> Direction
Transcribe the full listing exactly, and drop every picture.

> Given material
◆ ◆ ◆ ◆ ◆

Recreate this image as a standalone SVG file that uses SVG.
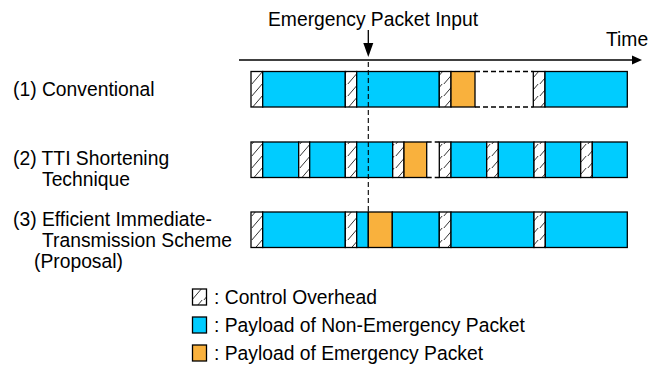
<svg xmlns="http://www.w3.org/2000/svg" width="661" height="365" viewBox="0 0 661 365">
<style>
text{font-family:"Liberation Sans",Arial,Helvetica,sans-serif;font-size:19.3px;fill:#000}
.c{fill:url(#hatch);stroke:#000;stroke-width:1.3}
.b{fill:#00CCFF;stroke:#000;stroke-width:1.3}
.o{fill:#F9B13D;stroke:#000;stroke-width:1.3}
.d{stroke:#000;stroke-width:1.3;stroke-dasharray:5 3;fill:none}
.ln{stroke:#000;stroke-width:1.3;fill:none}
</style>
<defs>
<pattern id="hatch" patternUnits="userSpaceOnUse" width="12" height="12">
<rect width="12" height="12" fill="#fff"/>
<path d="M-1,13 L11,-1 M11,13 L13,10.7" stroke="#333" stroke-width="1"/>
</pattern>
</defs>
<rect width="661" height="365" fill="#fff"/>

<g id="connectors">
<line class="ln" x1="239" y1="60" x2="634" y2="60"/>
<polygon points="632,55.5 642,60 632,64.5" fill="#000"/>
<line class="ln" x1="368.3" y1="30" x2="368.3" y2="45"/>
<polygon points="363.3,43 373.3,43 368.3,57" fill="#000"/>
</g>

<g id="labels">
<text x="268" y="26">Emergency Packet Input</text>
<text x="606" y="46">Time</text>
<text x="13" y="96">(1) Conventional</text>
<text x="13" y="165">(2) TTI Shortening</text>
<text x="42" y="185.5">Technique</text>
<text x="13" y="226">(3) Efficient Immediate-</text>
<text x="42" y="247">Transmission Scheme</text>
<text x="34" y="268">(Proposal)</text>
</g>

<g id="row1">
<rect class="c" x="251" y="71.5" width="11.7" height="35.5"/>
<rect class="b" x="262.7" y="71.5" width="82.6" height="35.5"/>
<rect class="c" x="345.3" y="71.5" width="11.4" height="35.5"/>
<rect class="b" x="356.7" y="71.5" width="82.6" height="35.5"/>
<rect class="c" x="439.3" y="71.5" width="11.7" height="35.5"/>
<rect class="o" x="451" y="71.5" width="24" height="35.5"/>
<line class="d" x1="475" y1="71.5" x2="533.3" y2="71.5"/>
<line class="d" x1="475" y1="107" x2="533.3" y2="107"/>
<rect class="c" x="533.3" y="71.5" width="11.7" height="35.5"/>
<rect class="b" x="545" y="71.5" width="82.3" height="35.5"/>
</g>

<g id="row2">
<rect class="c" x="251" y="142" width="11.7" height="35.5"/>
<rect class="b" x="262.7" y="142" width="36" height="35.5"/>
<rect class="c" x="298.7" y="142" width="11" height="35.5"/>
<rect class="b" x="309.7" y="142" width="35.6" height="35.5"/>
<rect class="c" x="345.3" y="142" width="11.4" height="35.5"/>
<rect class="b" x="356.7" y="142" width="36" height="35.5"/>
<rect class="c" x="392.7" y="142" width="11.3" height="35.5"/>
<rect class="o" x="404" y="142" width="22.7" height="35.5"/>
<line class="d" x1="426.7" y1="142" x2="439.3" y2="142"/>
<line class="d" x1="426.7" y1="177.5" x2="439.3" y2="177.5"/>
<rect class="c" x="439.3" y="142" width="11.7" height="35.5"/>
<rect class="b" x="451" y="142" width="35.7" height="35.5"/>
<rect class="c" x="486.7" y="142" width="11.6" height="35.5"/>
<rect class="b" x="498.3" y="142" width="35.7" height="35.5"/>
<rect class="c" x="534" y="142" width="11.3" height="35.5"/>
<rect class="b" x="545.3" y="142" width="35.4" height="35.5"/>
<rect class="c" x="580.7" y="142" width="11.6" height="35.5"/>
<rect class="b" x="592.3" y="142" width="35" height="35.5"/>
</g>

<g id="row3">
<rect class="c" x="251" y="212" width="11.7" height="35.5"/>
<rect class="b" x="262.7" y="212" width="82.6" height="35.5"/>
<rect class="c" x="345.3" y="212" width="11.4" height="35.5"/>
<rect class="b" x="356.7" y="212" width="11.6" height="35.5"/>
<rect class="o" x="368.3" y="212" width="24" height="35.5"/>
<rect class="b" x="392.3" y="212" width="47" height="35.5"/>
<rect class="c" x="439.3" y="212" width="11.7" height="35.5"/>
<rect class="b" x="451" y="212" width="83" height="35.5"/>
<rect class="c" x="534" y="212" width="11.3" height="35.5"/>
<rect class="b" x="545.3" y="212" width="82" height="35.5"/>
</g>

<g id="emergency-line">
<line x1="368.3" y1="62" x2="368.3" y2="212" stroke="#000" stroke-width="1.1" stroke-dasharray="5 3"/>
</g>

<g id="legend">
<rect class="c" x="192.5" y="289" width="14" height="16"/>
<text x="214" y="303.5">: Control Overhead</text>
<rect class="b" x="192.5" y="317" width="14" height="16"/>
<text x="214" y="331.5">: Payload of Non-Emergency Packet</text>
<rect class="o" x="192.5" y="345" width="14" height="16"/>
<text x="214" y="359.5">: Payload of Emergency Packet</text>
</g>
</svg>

◆ ◆ ◆ ◆ ◆

> Complete answer
Recreate this image as a standalone SVG file that uses SVG.
<svg xmlns="http://www.w3.org/2000/svg" width="661" height="365" viewBox="0 0 661 365">
<style>
text{font-family:"Liberation Sans",Arial,Helvetica,sans-serif;font-size:19.3px;fill:#000}
.c{fill:url(#hatch);stroke:#000;stroke-width:1.3}
.b{fill:#00CCFF;stroke:#000;stroke-width:1.3}
.o{fill:#F9B13D;stroke:#000;stroke-width:1.3}
.d{stroke:#000;stroke-width:1.3;stroke-dasharray:5 3;fill:none}
.ln{stroke:#000;stroke-width:1.3;fill:none}
</style>
<defs>
<pattern id="hatch" patternUnits="userSpaceOnUse" width="12" height="12">
<rect width="12" height="12" fill="#fff"/>
<path d="M-1,13 L11,-1 M11,13 L13,10.7" stroke="#333" stroke-width="1"/>
</pattern>
</defs>
<rect width="661" height="365" fill="#fff"/>

<g id="connectors">
<line class="ln" x1="239" y1="60" x2="634" y2="60"/>
<polygon points="632,55.5 642,60 632,64.5" fill="#000"/>
<line class="ln" x1="368.3" y1="30" x2="368.3" y2="45"/>
<polygon points="363.3,43 373.3,43 368.3,57" fill="#000"/>
</g>

<g id="labels">
<text x="268" y="26">Emergency Packet Input</text>
<text x="606" y="46">Time</text>
<text x="13" y="96">(1) Conventional</text>
<text x="13" y="165">(2) TTI Shortening</text>
<text x="42" y="185.5">Technique</text>
<text x="13" y="226">(3) Efficient Immediate-</text>
<text x="42" y="247">Transmission Scheme</text>
<text x="34" y="268">(Proposal)</text>
</g>

<g id="row1">
<rect class="c" x="251" y="71.5" width="11.7" height="35.5"/>
<rect class="b" x="262.7" y="71.5" width="82.6" height="35.5"/>
<rect class="c" x="345.3" y="71.5" width="11.4" height="35.5"/>
<rect class="b" x="356.7" y="71.5" width="82.6" height="35.5"/>
<rect class="c" x="439.3" y="71.5" width="11.7" height="35.5"/>
<rect class="o" x="451" y="71.5" width="24" height="35.5"/>
<line class="d" x1="475" y1="71.5" x2="533.3" y2="71.5"/>
<line class="d" x1="475" y1="107" x2="533.3" y2="107"/>
<rect class="c" x="533.3" y="71.5" width="11.7" height="35.5"/>
<rect class="b" x="545" y="71.5" width="82.3" height="35.5"/>
</g>

<g id="row2">
<rect class="c" x="251" y="142" width="11.7" height="35.5"/>
<rect class="b" x="262.7" y="142" width="36" height="35.5"/>
<rect class="c" x="298.7" y="142" width="11" height="35.5"/>
<rect class="b" x="309.7" y="142" width="35.6" height="35.5"/>
<rect class="c" x="345.3" y="142" width="11.4" height="35.5"/>
<rect class="b" x="356.7" y="142" width="36" height="35.5"/>
<rect class="c" x="392.7" y="142" width="11.3" height="35.5"/>
<rect class="o" x="404" y="142" width="22.7" height="35.5"/>
<line class="d" x1="426.7" y1="142" x2="439.3" y2="142"/>
<line class="d" x1="426.7" y1="177.5" x2="439.3" y2="177.5"/>
<rect class="c" x="439.3" y="142" width="11.7" height="35.5"/>
<rect class="b" x="451" y="142" width="35.7" height="35.5"/>
<rect class="c" x="486.7" y="142" width="11.6" height="35.5"/>
<rect class="b" x="498.3" y="142" width="35.7" height="35.5"/>
<rect class="c" x="534" y="142" width="11.3" height="35.5"/>
<rect class="b" x="545.3" y="142" width="35.4" height="35.5"/>
<rect class="c" x="580.7" y="142" width="11.6" height="35.5"/>
<rect class="b" x="592.3" y="142" width="35" height="35.5"/>
</g>

<g id="row3">
<rect class="c" x="251" y="212" width="11.7" height="35.5"/>
<rect class="b" x="262.7" y="212" width="82.6" height="35.5"/>
<rect class="c" x="345.3" y="212" width="11.4" height="35.5"/>
<rect class="b" x="356.7" y="212" width="11.6" height="35.5"/>
<rect class="o" x="368.3" y="212" width="24" height="35.5"/>
<rect class="b" x="392.3" y="212" width="47" height="35.5"/>
<rect class="c" x="439.3" y="212" width="11.7" height="35.5"/>
<rect class="b" x="451" y="212" width="83" height="35.5"/>
<rect class="c" x="534" y="212" width="11.3" height="35.5"/>
<rect class="b" x="545.3" y="212" width="82" height="35.5"/>
</g>

<g id="emergency-line">
<line x1="368.3" y1="62" x2="368.3" y2="212" stroke="#000" stroke-width="1.1" stroke-dasharray="5 3"/>
</g>

<g id="legend">
<rect class="c" x="192.5" y="289" width="14" height="16"/>
<text x="214" y="303.5">: Control Overhead</text>
<rect class="b" x="192.5" y="317" width="14" height="16"/>
<text x="214" y="331.5">: Payload of Non-Emergency Packet</text>
<rect class="o" x="192.5" y="345" width="14" height="16"/>
<text x="214" y="359.5">: Payload of Emergency Packet</text>
</g>
</svg>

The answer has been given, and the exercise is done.